To do
Everything from the first line of the data below through the line that contains "const t0Color = '#843C0C';" should be written out exactly, please, and nothing more; the pictures stay out.

____________________

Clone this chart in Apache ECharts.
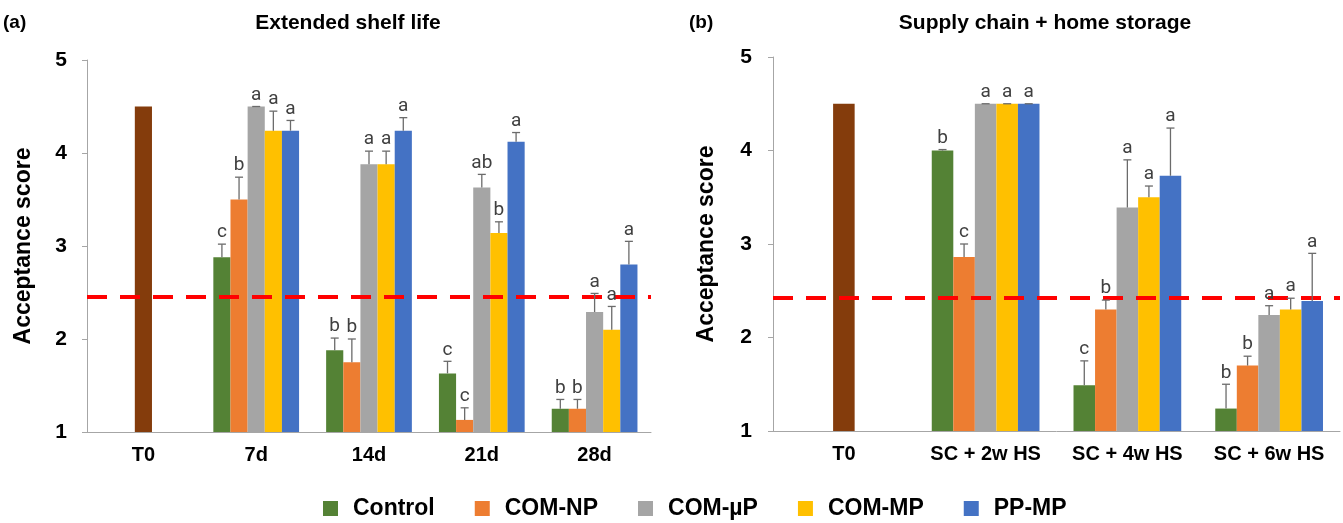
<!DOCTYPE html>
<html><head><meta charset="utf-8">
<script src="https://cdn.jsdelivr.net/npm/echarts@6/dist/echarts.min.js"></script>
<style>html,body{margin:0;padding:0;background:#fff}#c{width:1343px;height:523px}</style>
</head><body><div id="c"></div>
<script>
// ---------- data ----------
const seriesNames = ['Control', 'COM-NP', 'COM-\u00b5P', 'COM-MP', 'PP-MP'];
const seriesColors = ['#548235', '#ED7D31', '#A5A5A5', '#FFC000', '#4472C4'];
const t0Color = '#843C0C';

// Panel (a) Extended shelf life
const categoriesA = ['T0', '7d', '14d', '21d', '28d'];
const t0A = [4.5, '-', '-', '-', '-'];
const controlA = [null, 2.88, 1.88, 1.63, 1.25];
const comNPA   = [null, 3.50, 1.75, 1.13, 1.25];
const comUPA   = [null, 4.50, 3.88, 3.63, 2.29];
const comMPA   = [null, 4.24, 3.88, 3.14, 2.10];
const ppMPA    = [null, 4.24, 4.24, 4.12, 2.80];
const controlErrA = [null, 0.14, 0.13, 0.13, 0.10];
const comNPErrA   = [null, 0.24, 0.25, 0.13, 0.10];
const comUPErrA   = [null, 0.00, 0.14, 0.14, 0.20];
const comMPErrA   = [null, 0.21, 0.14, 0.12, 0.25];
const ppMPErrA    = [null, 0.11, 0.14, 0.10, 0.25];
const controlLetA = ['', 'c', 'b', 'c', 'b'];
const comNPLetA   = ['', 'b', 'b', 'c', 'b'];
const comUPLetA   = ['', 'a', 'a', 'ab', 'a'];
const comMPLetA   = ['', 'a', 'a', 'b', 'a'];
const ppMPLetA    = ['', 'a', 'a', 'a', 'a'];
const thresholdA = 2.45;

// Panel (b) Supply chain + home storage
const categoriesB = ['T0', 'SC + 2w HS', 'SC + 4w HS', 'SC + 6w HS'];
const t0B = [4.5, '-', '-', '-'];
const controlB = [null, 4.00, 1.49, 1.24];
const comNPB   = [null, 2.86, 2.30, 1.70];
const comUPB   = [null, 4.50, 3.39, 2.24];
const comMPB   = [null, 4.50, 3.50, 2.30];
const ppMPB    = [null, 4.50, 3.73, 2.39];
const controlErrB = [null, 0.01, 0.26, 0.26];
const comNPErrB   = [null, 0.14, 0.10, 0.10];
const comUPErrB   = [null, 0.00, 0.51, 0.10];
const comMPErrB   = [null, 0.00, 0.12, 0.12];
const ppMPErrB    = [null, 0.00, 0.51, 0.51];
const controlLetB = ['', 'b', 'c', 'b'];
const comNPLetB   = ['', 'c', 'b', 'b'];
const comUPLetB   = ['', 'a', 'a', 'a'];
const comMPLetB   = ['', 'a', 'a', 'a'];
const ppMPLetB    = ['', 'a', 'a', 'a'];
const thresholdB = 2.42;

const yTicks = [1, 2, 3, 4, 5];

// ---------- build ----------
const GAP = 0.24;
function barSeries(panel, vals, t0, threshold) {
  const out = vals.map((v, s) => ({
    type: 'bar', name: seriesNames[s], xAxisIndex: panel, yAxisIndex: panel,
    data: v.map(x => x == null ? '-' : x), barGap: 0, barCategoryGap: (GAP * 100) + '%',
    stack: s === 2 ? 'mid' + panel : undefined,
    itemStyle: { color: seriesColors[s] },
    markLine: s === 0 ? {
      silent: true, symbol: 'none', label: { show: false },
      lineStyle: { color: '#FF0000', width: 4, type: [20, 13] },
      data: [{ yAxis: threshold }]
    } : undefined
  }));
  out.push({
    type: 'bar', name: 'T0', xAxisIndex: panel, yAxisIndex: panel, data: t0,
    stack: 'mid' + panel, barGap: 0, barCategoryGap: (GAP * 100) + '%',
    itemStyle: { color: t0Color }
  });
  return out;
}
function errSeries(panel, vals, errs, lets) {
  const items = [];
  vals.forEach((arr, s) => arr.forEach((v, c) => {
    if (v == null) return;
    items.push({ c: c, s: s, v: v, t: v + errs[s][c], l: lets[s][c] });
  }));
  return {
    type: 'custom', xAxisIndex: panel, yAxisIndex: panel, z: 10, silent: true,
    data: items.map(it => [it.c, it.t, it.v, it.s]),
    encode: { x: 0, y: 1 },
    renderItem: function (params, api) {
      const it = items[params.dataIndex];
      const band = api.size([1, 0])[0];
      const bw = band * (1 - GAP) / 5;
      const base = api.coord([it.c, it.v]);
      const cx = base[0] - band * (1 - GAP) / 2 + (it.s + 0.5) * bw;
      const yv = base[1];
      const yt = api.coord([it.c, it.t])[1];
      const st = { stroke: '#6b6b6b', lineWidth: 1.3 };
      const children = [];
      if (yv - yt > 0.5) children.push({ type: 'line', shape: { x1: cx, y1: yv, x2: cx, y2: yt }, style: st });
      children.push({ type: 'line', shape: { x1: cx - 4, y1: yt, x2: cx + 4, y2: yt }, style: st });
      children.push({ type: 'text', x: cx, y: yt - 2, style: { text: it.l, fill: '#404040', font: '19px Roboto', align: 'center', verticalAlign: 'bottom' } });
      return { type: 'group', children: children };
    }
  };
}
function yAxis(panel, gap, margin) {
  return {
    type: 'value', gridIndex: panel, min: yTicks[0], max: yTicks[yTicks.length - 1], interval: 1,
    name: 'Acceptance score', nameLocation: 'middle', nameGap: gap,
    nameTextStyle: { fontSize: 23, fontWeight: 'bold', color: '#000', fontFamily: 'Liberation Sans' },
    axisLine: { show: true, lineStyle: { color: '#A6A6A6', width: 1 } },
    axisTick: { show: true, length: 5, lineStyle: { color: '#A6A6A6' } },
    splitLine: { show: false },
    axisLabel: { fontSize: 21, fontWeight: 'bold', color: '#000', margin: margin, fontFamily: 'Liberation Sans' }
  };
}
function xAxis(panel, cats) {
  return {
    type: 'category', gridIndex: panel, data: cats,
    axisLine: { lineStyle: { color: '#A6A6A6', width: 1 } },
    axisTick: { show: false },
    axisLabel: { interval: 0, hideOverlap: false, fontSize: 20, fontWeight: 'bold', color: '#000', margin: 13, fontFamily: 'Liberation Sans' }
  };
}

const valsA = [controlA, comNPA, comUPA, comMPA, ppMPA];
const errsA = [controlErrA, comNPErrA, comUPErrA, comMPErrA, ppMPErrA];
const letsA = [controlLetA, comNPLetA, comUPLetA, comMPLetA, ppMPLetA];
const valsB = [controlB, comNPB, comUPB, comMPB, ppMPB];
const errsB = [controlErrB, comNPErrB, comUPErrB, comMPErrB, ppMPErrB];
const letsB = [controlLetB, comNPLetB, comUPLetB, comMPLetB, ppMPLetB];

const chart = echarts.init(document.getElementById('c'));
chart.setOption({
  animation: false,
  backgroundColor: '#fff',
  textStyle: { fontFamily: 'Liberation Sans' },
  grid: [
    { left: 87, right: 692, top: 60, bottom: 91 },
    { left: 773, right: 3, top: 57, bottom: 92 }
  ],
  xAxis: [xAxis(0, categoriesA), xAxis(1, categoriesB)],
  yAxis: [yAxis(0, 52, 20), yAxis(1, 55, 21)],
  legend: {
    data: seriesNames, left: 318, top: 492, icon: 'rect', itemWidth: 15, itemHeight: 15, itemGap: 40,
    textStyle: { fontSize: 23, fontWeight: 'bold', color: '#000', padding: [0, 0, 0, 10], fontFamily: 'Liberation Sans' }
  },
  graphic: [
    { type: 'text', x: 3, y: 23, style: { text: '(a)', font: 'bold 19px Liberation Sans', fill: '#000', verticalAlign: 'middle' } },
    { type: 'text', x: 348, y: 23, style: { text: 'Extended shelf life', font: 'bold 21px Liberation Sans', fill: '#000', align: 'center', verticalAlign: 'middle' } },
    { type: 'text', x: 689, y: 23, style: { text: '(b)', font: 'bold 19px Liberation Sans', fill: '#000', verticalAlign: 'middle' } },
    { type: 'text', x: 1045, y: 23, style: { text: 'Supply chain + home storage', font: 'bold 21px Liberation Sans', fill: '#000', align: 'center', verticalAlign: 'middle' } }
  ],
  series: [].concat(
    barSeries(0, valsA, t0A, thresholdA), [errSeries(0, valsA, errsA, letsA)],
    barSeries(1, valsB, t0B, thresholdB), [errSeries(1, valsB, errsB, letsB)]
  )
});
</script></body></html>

____________________

Completed task
Clone this chart in Apache ECharts.
<!DOCTYPE html>
<html><head><meta charset="utf-8">
<script src="https://cdn.jsdelivr.net/npm/echarts@6/dist/echarts.min.js"></script>
<style>html,body{margin:0;padding:0;background:#fff}#c{width:1343px;height:523px}</style>
</head><body><div id="c"></div>
<script>
// ---------- data ----------
const seriesNames = ['Control', 'COM-NP', 'COM-\u00b5P', 'COM-MP', 'PP-MP'];
const seriesColors = ['#548235', '#ED7D31', '#A5A5A5', '#FFC000', '#4472C4'];
const t0Color = '#843C0C';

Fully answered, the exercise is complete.